→ Written problem
Report every line in the listing below where the string "this" shows up.

→ Collected data entries
──────

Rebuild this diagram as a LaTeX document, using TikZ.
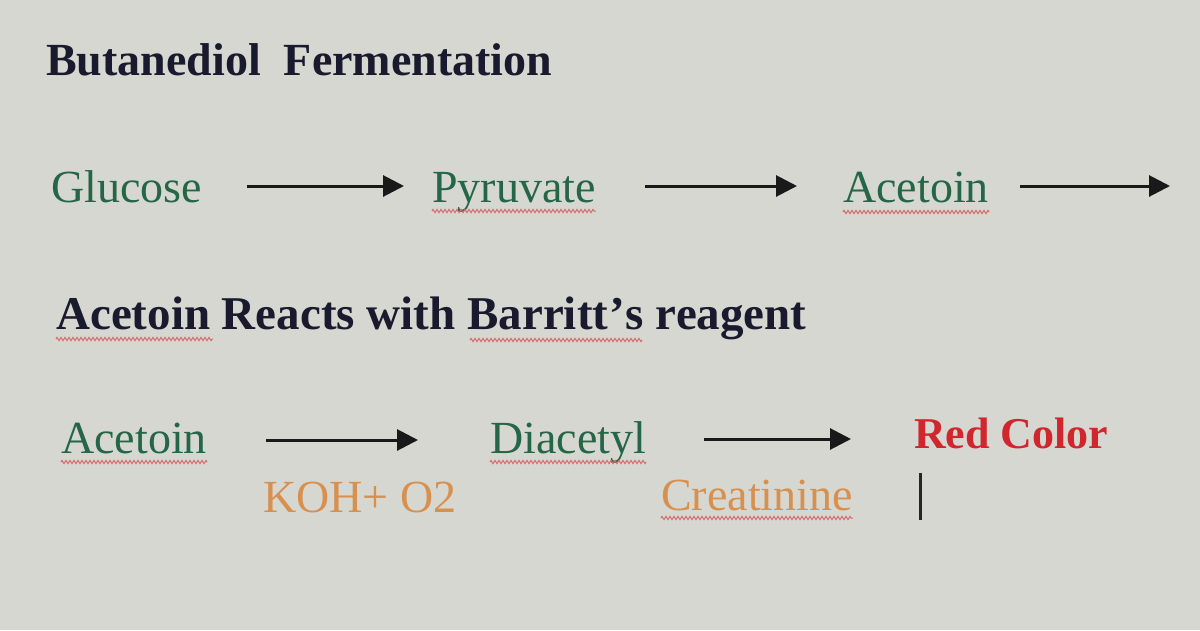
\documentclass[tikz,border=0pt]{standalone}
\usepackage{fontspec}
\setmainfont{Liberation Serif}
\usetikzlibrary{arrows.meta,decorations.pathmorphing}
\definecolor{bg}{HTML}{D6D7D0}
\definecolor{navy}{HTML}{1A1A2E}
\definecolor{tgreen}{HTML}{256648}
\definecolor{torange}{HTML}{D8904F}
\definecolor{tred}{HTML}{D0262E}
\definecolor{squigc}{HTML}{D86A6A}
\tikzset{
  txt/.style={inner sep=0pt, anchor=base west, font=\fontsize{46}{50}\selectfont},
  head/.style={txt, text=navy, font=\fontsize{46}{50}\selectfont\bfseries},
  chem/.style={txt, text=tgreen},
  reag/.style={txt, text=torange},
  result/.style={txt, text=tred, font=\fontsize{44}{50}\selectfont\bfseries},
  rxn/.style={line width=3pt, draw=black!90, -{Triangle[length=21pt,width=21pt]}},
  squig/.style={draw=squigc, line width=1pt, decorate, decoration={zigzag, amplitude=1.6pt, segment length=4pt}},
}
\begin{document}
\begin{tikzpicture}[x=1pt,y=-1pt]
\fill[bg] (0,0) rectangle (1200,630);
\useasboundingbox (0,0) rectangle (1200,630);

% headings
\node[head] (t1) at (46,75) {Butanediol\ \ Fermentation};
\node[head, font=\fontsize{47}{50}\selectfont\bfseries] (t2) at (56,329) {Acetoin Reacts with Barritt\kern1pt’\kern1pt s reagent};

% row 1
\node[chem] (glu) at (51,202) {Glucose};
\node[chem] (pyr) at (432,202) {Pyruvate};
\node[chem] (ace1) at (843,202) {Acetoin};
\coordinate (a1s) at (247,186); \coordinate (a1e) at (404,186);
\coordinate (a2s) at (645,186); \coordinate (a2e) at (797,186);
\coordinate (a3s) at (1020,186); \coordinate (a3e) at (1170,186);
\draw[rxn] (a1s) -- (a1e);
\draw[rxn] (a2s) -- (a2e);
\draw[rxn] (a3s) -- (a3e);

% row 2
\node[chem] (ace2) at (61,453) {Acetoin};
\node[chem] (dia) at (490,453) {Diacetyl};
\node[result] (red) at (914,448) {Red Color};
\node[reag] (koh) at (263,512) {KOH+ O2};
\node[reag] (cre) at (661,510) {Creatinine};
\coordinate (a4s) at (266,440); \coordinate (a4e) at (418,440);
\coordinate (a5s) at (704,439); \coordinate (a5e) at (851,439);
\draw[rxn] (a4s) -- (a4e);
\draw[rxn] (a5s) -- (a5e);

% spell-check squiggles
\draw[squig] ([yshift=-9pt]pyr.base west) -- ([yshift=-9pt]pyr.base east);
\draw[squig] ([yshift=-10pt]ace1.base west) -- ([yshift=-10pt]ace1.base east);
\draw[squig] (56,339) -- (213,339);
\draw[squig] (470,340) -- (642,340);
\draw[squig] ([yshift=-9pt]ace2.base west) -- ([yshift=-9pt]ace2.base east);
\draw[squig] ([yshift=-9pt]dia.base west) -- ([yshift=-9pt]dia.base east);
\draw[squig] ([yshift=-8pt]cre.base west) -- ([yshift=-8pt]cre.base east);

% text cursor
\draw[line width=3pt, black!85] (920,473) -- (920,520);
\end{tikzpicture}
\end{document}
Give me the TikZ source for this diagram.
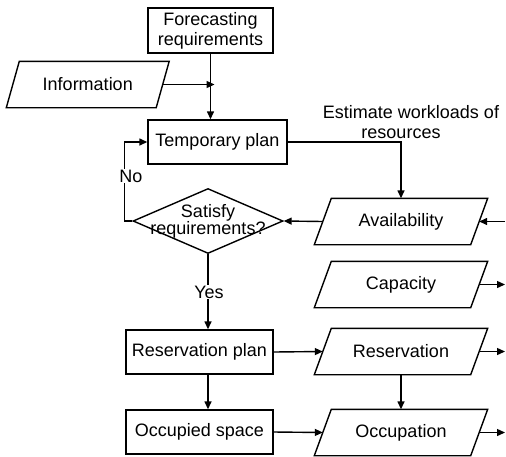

──────

→ Written answer
Rebuild this diagram as a LaTeX document, using TikZ.
Give me the TikZ source for this diagram.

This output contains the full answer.